(Billet 276) – Politique, les forces en présence… et les absences

A un an des élections – si bien évidemment le timing en est respecté – l’échauffement peut commencer, car les acteurs du grand show qui se prépare sont là. Et plus que de coutume, le jeu s’annonce trouble par l’actuelle conjoncture, avec des acteurs troublés par les nombreuses conjectures. On ne sait pas trop qui est avec qui, contre quoi, pour faire on ne sait trop quoi… Cette fois, la donne a changé…
Le quatuor de tête des partis, pour respecter l’ordre numérique actuel, reste pour sa part inchangé : PJD, PAM, Istiqlal et RNI. Mais c’est à l’intérieur de ces partis que les choses ont beaucoup évolué. De la dernière élection à aujourd’hui, ces quatre formations ont toutes changé de patron. En 2016, MM. Benkirane, El Omari, Chabat et Mezouar étaient à la manœuvre ; en 2021, ce seront MM. Elotmani, Ouahbi, Baraka et Akhannouch qui mèneront la bataille, laquelle s’annonce rude.

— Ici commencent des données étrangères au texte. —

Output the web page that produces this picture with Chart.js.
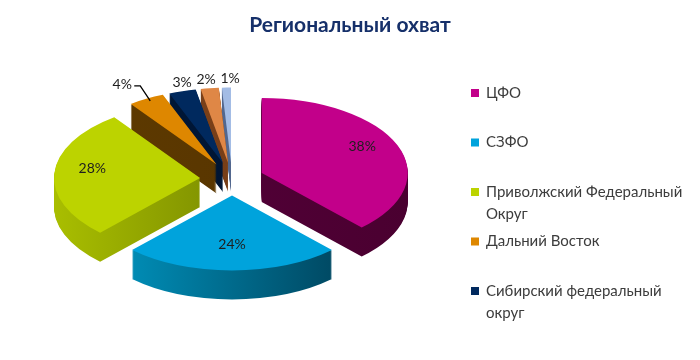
<!DOCTYPE html>
<html><head><meta charset="utf-8">
<script src="https://cdn.jsdelivr.net/npm/chart.js@4/dist/chart.umd.min.js"></script>
<style>html,body{margin:0;padding:0;background:#fff}#wrap{width:700px;height:360px;position:relative}</style>
</head><body><div id="wrap"><canvas id="c"></canvas></div>
<script>
const categories = ['ЦФО','СЗФО','Приволжский Федеральный Округ','Дальний Восток','Сибирский федеральный округ','',''];
const shares = [38,24,28,4,3,2,1];
const valueLabels = ['38%','24%','28%','4%','3%','2%','1%'];
const legendLines = [['ЦФО'],['СЗФО'],['Приволжский Федеральный','Округ'],['Дальний Восток'],['Сибирский федеральный','округ']];
const topColors = ['#C2008A','#00A3DC','#BCD300','#DE8700','#00295E','#DF8746','#A3BCE5'];
const sideLeft  = ['#55003A','#009AC6','#A9BE00','#5E3A00','#00183A','#84461C','#5A7098'];
const sideRight = ['#4A0030','#003B52','#5F6E00','#553300','#00132E','#6A3614','#4A5E84'];

// 3D pie geometry (screen px)
const CX = 232, CY = 179, RX = 146, RY = 75, DEPTH = 29, EXPLODE = 32;
const FONT = 'Lato, "Open Sans", sans-serif';

function sideOptions(o, fill){
  return {
    offset: 0, spacing: 0, circular: true, borderAlign: 'center',
    backgroundColor: fill, borderColor: fill, borderWidth: 0, borderRadius: 0,
    borderJoinStyle: undefined, borderDash: [], borderDashOffset: 0, selfJoin: false
  };
}

const pie3d = {
  id: 'pie3d',
  beforeDatasetsDraw(chart){
    const meta = chart.getDatasetMeta(0);
    const a0 = meta.data[0];
    const r = a0.outerRadius;
    const sx = RX / r, sy = RY / r;
    const E = EXPLODE / sx;
    const ctx = chart.ctx;
    ctx.save();
    ctx.translate(CX, CY); ctx.scale(sx, sy); ctx.translate(-a0.x, -a0.y);
    const fills = meta.data.map((arc, i) => {
      const g = ctx.createLinearGradient(a0.x - r, 0, a0.x + r, 0);
      g.addColorStop(0, sideLeft[i]); g.addColorStop(1, sideRight[i]);
      return g;
    });
    const ex = arc => { const m = (arc.startAngle + arc.endAngle) / 2; return [Math.cos(m) * E, Math.sin(m) * E]; };
    // extruded sides
    for (let j = DEPTH; j >= 1; j--) {
      meta.data.forEach((arc, i) => {
        const [dx, dy] = ex(arc);
        const saved = arc.options;
        arc.options = sideOptions(saved, fills[i]);
        ctx.save(); ctx.translate(dx, dy + j / sy);
        arc.draw(ctx);
        ctx.restore();
        arc.options = saved;
      });
    }
    // tops
    meta.data.forEach(arc => {
      const [dx, dy] = ex(arc);
      ctx.save(); ctx.translate(dx, dy); arc.draw(ctx); ctx.restore();
    });
    ctx.restore();

    // value labels
    const P = (ux, uy) => [CX + (ux - a0.x) * sx, CY + (uy - a0.y) * sy];
    ctx.save();
    ctx.font = '14px ' + FONT;
    ctx.fillStyle = '#1e1e1e';
    ctx.textAlign = 'center'; ctx.textBaseline = 'middle';
    const small = [];
    meta.data.forEach((arc, i) => {
      const mid = (arc.startAngle + arc.endAngle) / 2;
      if (shares[i] >= 10) {
        const d = 0.74 * r + E;
        const [x, y] = P(a0.x + Math.cos(mid) * d, a0.y + Math.sin(mid) * d);
        ctx.fillText(valueLabels[i], x, y - 6);
      } else {
        const d = r + E;
        const [x, y] = P(a0.x + Math.cos(mid) * d, a0.y + Math.sin(mid) * d);
        small.push({i, x, y});
      }
    });
    const first = small.shift();
    const lx = first.x - 24, ly = first.y - 14;
    ctx.fillText(valueLabels[first.i], lx, ly);
    ctx.strokeStyle = '#000'; ctx.lineWidth = 1.3;
    ctx.beginPath();
    ctx.moveTo(lx + 12, ly + 1); ctx.lineTo(lx + 18, ly + 1); ctx.lineTo(first.x + 4, first.y + 2);
    ctx.stroke();
    const xs = small.map(s => s.x);
    for (let it = 0; it < 20; it++) {
      for (let k = 0; k < xs.length - 1; k++) {
        if (xs[k + 1] - xs[k] < 24) { const m = (xs[k] + xs[k + 1]) / 2; xs[k] = m - 12; xs[k + 1] = m + 12; }
      }
    }
    small.forEach((s, k) => ctx.fillText(valueLabels[s.i], xs[k], s.y - 9));
    ctx.restore();
    return false;
  },
  afterDraw(chart){
    const ctx = chart.ctx;
    ctx.save();
    ctx.font = '15px ' + FONT;
    ctx.textAlign = 'left'; ctx.textBaseline = 'middle';
    const x0 = 471, y0 = 93, step = 49.5, lh = 22;
    legendLines.forEach((lines, i) => {
      const y = y0 + i * step;
      ctx.fillStyle = topColors[i];
      ctx.fillRect(x0, y - 4, 8, 8);
      ctx.fillStyle = '#3c3c3c';
      lines.forEach((t, k) => ctx.fillText(t, x0 + 15, y + k * lh));
    });
    ctx.restore();
  }
};

new Chart(document.getElementById('c'), {
  type: 'pie',
  data: {
    labels: categories,
    datasets: [{ data: shares, backgroundColor: topColors, borderWidth: 0 }]
  },
  options: {
    responsive: true, maintainAspectRatio: false, animation: false,
    events: [],
    layout: { padding: { left: 20, right: 20, bottom: 10 } },
    plugins: {
      legend: { display: false },
      tooltip: { enabled: false },
      title: {
        display: true, text: 'Региональный охват', color: '#16306A',
        font: { family: FONT, size: 21, weight: 'bold' },
        padding: { top: 13, bottom: 10 }
      }
    }
  },
  plugins: [pie3d]
});
</script>
</body></html>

En 2016, deux partis sortaient du lot, le PJD et le PAM. En 2021, l’ambition s’est démocratisée, car tous proclament leurs compétences, piaffent d’impatience et se répètent dans leur in petto et ad nauseam, qu’ils ont leur chance. Tous fourbissent leurs armes et s’estiment aptes à enlever la pole position, même en faisant pâle figure.
Autre différence de taille… le recul des populistes très démagos et parfois rigolos, à l’exception peut-être d’Abdellatif Ouahbi qui arrive au galop, chevauchant les plaines arides de savoir mais avides de pouvoir de son parti. Son ennemi déclaré est le RNI et son adversaire personnel est Aziz Akhannouch, contre lequel on a récemment fait circuler la rumeur de la démission/révocation, sachant qu’aussi bien la révocation que la démission serait une grave erreur car le RNI est aujourd’hui, et pour la première fois de son histoire, en mesure d’aspirer à la chefferie du gouvernement. L’union sacrée contre M. Akhannouch, attaqué de partout et par tous, le prouve.
La logique aurait voulu une fusion entre RNI et PAM, deux partis d’inspiration libérale, de composition bourgeoise et de création, origine et objectifs similaires. Ils peuvent, auraient pu être, complémentaires s’ils n’avaient été adversaires et leur union aurait pu leur faire atteindre la masse critique qui les rendrait difficilement battables. Las… leur mise en concurrence et même leur animosité affaiblira leur camp pourtant commun, au grand avantage du PJD.
Le PJD de M. Elotmani ne se réclame plus de cet islamisme politique dépassé, mais d’un « islamisme social » fondé sur l’action en profondeur de son MUR et de ses maires. Pendant que M. Ouahbi essaie de faire du Benkirane et roule pour lui-même et que M. Akhannouch tente de se défendre contre les coups venus de toutes parts, le PJD du trop souriant et faux gentil M. Elotmani trace son sillon…
L’Istiqlal de Nizar Baraka s’accroche des mains et des pieds pour remonter la pente du ravin dans laquelle l’avait plongé Hamid Chabat. Mais le secrétaire général ne réussit pas encore à imposer son style. Calme dans un environnement turbulent, rationnel au sein d’une classe politique passionnelle, M. Baraka se lance quand même dans son chemin moins pavé de roses que gavé de prose. Faute de mieux, l’Istiqlal s’est rapproché d’un PPS en mal de vaisseau amiral auquel s’amarrer pour continuer d’exister, suite à son lâchage par le PJD post-Benkirane. Une pâle copie de l’historique Koutla apparaît…
Les autres formations politiques sont condamnées à apporter l’appoint. Même la légendaire et ci-devant exemplaire USFP ? Même elle, tant que M. Lachgar est là, et M. Lachgar est encore là… la FGD subit la force de gravitation et ne décolle pas, et le duo UC/MP fera ce qu’on lui commandera de faire.
Pour l’élection à venir, la grande inconnue politique se situe en dehors de la sphère politique. Il s’agit du très attendu rapport de la Commission Benmoussa, qui devra répondre à cette angoissant dilemme : s’il est bon, les partis seront démonétisés, et si les partis servent encore à quelque chose, c’est que forcément le rapport n’aura pas été à la hauteur des espérances.
Qui résoudra cette équation ? Le Roi.